◆ OBJECTIVE
Copy the lines of the data below exactly, starting at the first and stopping after the line that contains "L34,61 L84,100 L84,81"; include no pictures.

+++ AVAILABLE DATA

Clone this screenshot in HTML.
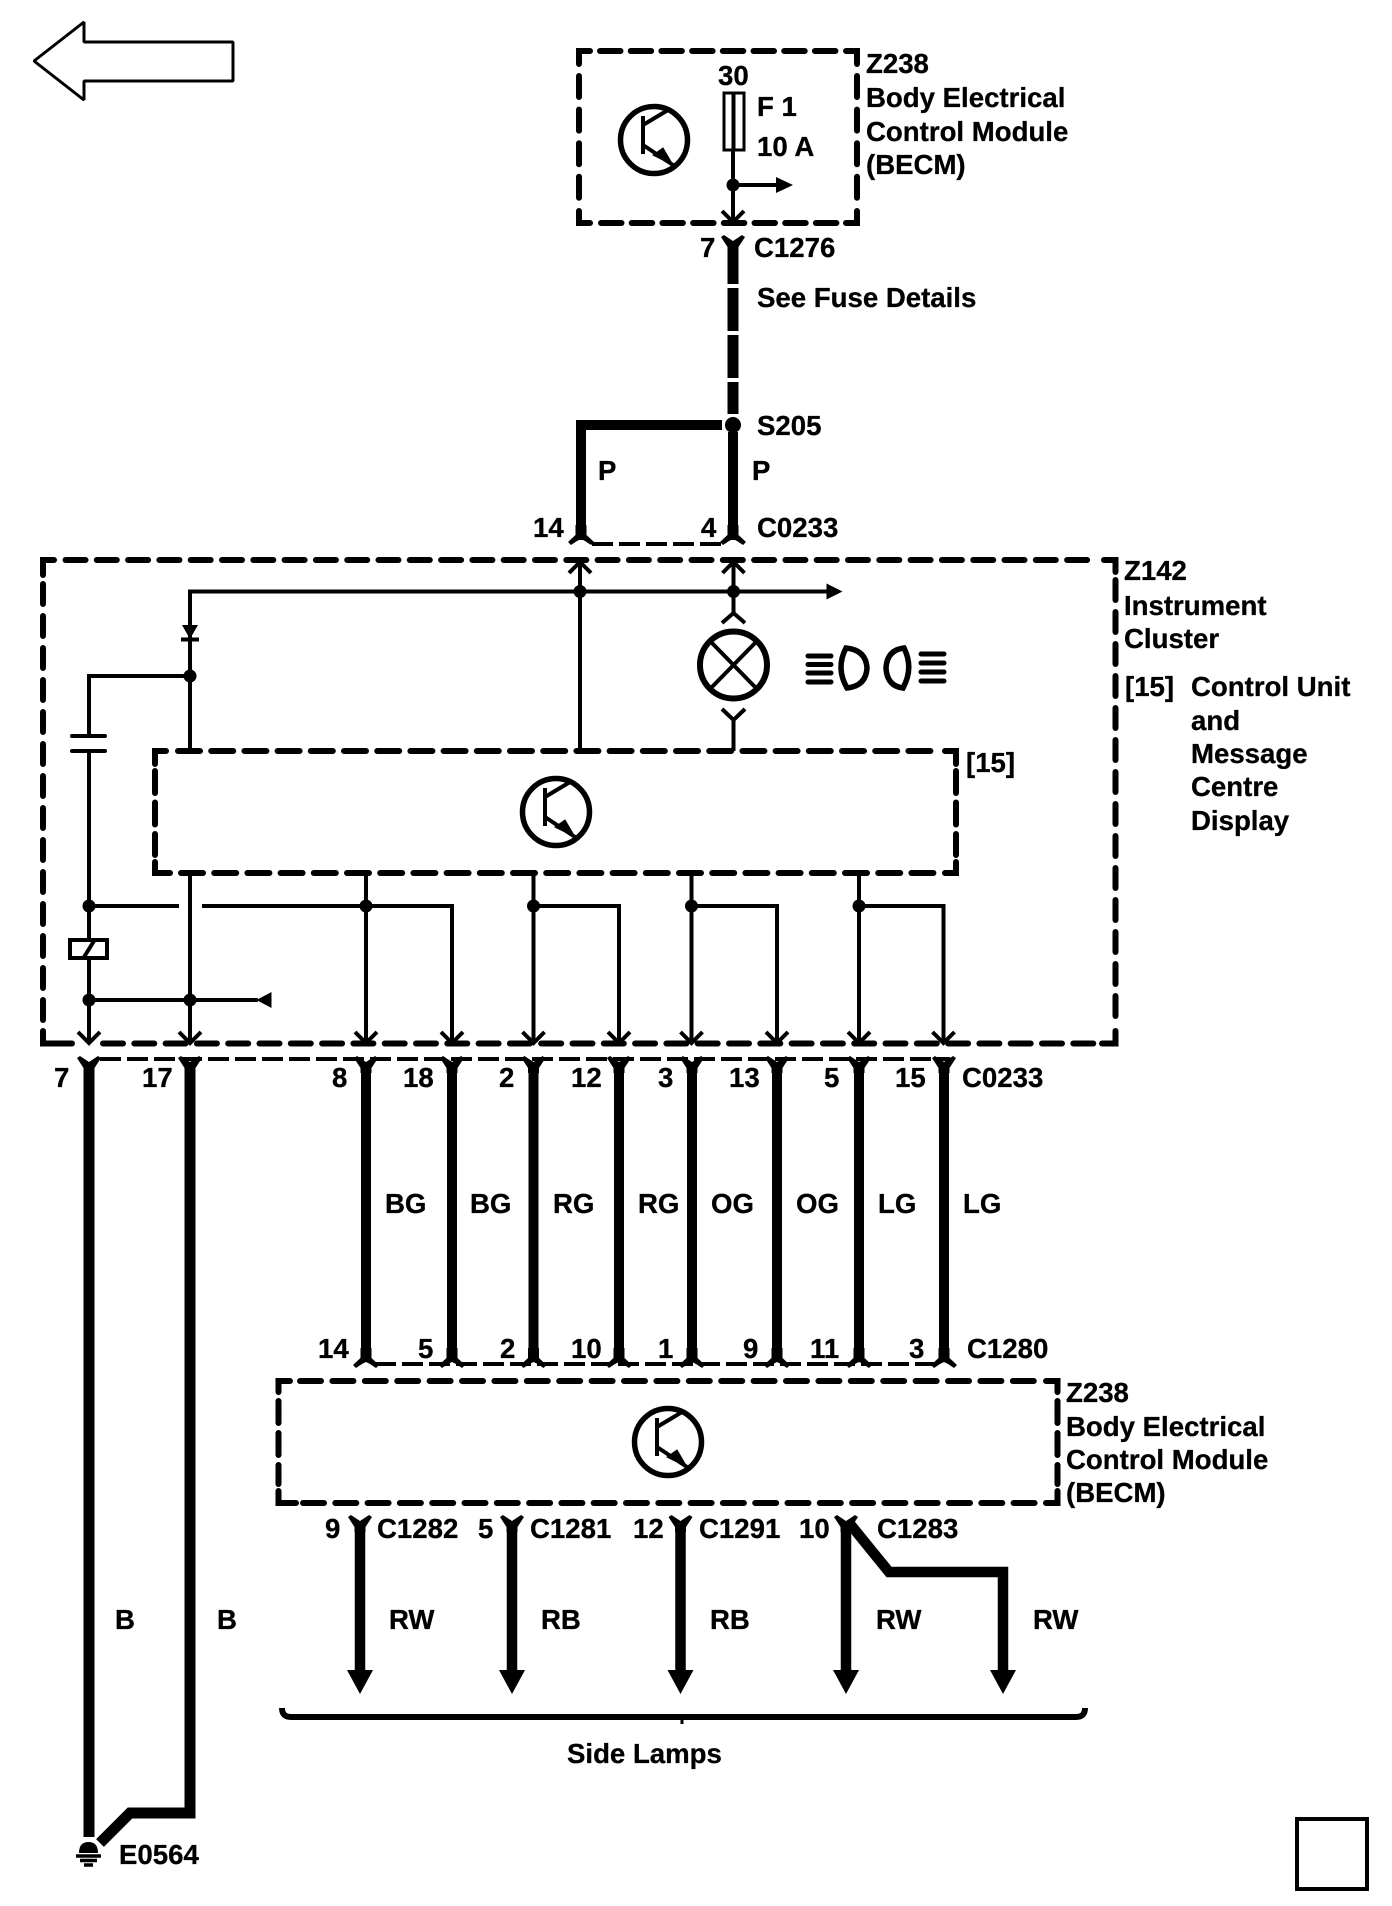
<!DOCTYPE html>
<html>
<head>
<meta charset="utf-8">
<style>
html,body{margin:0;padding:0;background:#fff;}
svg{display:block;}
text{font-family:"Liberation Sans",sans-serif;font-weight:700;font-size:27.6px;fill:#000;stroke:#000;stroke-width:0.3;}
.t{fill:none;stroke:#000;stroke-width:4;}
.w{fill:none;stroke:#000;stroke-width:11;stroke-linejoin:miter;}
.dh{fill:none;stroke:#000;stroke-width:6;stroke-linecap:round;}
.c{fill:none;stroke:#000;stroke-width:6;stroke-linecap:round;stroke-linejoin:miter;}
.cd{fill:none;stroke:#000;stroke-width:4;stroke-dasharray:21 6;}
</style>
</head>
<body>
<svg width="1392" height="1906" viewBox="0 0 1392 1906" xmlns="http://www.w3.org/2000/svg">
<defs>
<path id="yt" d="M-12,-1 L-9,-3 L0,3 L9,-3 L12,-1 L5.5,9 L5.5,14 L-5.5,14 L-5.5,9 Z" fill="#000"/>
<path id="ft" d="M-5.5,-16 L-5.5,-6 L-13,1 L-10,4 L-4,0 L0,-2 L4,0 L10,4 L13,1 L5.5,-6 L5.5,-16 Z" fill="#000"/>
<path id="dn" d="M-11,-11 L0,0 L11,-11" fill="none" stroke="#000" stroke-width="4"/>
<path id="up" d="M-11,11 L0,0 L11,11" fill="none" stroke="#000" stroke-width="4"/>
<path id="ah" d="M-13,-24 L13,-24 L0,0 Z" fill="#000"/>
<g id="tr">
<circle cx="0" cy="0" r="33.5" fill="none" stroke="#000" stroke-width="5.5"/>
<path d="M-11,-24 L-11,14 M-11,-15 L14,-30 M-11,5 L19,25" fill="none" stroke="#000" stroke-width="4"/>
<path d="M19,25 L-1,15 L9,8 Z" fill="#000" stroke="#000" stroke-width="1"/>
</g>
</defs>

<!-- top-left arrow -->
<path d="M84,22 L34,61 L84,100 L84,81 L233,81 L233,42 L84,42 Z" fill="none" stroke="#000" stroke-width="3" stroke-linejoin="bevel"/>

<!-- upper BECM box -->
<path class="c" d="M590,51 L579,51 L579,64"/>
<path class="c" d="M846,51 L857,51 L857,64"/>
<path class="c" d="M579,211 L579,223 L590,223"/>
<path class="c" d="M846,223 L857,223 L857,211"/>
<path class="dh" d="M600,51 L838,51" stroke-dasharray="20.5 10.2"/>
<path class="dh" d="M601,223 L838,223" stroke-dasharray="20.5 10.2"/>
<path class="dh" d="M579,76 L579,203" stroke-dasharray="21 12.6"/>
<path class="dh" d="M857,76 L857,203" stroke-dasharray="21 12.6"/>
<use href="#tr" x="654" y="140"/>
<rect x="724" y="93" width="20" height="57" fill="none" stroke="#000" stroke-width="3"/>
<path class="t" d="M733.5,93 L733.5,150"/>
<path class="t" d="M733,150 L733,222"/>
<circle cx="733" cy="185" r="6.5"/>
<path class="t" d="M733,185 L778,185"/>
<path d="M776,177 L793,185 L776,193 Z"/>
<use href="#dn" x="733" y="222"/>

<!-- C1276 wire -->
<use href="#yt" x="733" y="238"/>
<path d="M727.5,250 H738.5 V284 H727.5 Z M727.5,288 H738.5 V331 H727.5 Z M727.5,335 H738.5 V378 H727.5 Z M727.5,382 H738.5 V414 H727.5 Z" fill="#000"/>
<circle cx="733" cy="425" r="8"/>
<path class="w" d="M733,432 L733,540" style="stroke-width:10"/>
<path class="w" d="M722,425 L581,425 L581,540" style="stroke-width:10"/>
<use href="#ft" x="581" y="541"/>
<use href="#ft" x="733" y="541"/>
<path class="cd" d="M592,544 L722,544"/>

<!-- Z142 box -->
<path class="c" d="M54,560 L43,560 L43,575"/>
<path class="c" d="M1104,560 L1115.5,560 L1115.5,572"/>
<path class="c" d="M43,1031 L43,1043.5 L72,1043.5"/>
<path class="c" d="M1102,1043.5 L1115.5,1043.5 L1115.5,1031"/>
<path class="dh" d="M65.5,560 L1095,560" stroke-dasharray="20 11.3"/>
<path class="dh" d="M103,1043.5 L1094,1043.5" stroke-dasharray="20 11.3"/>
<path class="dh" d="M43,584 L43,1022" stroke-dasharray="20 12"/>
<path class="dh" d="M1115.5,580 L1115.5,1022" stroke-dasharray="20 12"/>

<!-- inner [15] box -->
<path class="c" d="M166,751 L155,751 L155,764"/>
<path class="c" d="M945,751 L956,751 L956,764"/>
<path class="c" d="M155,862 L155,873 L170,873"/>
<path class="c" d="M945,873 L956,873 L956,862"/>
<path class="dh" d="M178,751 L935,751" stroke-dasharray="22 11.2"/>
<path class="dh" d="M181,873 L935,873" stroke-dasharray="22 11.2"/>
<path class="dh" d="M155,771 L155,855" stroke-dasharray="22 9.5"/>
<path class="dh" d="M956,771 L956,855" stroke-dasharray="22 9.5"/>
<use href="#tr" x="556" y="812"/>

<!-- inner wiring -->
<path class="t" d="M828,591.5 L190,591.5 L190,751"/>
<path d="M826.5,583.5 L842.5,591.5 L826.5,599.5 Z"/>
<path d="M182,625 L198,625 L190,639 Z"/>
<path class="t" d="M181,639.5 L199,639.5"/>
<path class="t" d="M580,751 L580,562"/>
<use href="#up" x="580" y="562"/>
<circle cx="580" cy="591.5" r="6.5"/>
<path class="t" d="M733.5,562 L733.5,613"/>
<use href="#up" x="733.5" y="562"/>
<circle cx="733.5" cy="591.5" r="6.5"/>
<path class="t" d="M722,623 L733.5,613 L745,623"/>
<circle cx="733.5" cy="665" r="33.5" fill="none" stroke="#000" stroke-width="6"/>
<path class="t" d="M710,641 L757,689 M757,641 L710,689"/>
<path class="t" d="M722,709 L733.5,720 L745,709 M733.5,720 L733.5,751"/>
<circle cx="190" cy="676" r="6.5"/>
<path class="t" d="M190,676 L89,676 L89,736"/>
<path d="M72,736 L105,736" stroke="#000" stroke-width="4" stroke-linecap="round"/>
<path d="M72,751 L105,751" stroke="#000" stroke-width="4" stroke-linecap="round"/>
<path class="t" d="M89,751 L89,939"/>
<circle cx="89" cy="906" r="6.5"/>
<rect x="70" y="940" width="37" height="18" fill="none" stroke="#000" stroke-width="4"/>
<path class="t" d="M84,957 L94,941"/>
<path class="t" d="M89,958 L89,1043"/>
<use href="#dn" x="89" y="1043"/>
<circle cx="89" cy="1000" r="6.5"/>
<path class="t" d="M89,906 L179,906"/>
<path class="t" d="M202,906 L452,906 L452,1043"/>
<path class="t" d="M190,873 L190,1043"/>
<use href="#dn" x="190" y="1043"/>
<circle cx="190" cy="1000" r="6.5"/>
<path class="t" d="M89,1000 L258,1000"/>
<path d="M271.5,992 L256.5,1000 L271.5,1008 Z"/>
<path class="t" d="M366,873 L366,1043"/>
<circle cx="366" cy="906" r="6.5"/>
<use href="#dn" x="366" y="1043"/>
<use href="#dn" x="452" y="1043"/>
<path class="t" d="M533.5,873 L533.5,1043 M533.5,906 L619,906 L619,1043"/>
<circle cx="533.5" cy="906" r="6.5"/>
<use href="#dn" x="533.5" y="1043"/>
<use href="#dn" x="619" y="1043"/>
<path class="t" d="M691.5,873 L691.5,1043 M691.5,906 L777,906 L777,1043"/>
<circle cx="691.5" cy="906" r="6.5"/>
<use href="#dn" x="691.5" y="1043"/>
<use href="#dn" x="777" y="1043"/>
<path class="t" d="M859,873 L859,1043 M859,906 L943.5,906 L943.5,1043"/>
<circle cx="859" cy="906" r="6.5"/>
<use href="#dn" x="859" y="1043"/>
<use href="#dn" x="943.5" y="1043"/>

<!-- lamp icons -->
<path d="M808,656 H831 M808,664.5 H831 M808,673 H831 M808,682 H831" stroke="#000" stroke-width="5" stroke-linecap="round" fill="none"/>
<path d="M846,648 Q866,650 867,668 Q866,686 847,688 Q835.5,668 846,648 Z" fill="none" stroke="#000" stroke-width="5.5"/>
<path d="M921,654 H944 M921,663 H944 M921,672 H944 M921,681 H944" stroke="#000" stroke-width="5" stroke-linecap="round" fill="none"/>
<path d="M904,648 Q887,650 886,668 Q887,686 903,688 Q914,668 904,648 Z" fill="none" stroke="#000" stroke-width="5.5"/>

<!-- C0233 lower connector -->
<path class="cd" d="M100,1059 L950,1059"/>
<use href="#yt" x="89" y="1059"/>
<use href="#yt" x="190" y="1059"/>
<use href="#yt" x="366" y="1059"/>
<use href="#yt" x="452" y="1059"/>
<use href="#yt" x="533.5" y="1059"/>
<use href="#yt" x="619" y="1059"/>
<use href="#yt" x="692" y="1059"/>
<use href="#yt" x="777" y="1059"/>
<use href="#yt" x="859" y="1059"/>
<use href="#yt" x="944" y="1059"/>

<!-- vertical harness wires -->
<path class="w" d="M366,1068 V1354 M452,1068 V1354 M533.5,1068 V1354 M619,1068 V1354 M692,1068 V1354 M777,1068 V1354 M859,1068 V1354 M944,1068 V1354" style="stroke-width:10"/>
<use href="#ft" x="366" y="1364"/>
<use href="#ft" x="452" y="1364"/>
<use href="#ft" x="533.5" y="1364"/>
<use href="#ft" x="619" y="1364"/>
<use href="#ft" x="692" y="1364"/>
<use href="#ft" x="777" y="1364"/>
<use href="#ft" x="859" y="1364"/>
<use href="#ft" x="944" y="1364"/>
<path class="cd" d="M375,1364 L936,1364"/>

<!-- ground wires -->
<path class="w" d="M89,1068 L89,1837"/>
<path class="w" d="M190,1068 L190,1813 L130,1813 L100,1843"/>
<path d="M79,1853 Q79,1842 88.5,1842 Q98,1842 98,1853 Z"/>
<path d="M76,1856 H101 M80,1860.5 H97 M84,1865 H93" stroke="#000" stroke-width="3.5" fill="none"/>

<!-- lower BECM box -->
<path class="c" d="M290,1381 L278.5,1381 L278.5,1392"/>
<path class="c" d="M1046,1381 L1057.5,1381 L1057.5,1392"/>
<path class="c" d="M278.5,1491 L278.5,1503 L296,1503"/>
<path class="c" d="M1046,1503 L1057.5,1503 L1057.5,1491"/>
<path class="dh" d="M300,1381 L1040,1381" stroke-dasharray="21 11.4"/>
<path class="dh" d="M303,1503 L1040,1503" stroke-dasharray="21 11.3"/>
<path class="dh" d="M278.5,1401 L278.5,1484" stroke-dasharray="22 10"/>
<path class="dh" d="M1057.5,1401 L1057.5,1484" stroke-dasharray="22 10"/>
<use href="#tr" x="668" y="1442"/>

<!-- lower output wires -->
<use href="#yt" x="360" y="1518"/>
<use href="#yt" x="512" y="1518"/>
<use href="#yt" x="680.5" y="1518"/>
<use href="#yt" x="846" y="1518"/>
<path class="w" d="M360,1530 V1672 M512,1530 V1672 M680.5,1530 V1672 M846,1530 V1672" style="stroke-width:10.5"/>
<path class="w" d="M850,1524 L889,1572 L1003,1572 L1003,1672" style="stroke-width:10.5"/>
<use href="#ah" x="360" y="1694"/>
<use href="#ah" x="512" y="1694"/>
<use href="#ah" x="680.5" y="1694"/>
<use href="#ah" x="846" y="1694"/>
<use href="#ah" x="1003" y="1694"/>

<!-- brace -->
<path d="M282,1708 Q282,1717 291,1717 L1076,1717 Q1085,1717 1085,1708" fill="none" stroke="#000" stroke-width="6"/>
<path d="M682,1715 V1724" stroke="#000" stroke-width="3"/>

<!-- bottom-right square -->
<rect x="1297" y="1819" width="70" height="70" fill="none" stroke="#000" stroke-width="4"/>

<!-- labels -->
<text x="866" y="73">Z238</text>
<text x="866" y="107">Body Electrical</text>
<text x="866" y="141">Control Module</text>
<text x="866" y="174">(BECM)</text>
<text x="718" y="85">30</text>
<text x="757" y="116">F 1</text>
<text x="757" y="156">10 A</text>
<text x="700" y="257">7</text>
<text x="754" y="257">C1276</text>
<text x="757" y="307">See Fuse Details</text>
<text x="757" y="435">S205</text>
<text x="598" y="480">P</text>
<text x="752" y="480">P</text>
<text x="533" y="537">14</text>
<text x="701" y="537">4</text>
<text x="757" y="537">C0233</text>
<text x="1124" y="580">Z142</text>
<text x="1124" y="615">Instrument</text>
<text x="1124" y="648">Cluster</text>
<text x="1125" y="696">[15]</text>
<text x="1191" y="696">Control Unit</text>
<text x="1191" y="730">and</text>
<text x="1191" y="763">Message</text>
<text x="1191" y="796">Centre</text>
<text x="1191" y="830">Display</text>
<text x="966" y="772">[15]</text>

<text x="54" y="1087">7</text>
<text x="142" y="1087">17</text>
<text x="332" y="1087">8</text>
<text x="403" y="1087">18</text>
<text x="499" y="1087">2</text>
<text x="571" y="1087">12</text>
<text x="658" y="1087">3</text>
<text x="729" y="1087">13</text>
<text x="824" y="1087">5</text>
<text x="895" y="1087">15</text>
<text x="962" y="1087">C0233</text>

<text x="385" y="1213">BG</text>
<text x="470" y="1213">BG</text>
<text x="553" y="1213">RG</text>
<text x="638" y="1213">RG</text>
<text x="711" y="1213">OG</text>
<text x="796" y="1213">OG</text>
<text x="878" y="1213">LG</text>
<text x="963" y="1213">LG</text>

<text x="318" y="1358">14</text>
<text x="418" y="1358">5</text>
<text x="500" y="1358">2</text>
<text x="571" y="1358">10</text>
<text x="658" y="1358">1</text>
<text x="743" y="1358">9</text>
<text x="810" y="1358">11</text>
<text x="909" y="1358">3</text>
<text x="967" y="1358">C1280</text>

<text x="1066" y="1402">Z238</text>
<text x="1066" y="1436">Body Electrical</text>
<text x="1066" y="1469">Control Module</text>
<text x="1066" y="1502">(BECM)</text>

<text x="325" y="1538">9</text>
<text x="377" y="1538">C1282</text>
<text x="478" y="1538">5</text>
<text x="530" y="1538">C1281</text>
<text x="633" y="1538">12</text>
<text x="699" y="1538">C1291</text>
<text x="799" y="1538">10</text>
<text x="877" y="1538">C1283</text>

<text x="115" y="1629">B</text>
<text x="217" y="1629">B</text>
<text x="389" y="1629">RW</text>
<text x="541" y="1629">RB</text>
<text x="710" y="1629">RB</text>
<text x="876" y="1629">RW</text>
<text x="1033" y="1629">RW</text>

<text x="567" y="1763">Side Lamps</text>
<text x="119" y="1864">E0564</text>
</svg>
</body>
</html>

++++++

◆ ANSWER TO THIS PROBLEM
Clone this screenshot in HTML.
<!DOCTYPE html>
<html>
<head>
<meta charset="utf-8">
<style>
html,body{margin:0;padding:0;background:#fff;}
svg{display:block;}
text{font-family:"Liberation Sans",sans-serif;font-weight:700;font-size:27.6px;fill:#000;stroke:#000;stroke-width:0.3;}
.t{fill:none;stroke:#000;stroke-width:4;}
.w{fill:none;stroke:#000;stroke-width:11;stroke-linejoin:miter;}
.dh{fill:none;stroke:#000;stroke-width:6;stroke-linecap:round;}
.c{fill:none;stroke:#000;stroke-width:6;stroke-linecap:round;stroke-linejoin:miter;}
.cd{fill:none;stroke:#000;stroke-width:4;stroke-dasharray:21 6;}
</style>
</head>
<body>
<svg width="1392" height="1906" viewBox="0 0 1392 1906" xmlns="http://www.w3.org/2000/svg">
<defs>
<path id="yt" d="M-12,-1 L-9,-3 L0,3 L9,-3 L12,-1 L5.5,9 L5.5,14 L-5.5,14 L-5.5,9 Z" fill="#000"/>
<path id="ft" d="M-5.5,-16 L-5.5,-6 L-13,1 L-10,4 L-4,0 L0,-2 L4,0 L10,4 L13,1 L5.5,-6 L5.5,-16 Z" fill="#000"/>
<path id="dn" d="M-11,-11 L0,0 L11,-11" fill="none" stroke="#000" stroke-width="4"/>
<path id="up" d="M-11,11 L0,0 L11,11" fill="none" stroke="#000" stroke-width="4"/>
<path id="ah" d="M-13,-24 L13,-24 L0,0 Z" fill="#000"/>
<g id="tr">
<circle cx="0" cy="0" r="33.5" fill="none" stroke="#000" stroke-width="5.5"/>
<path d="M-11,-24 L-11,14 M-11,-15 L14,-30 M-11,5 L19,25" fill="none" stroke="#000" stroke-width="4"/>
<path d="M19,25 L-1,15 L9,8 Z" fill="#000" stroke="#000" stroke-width="1"/>
</g>
</defs>

<!-- top-left arrow -->
<path d="M84,22 L34,61 L84,100 L84,81 L233,81 L233,42 L84,42 Z" fill="none" stroke="#000" stroke-width="3" stroke-linejoin="bevel"/>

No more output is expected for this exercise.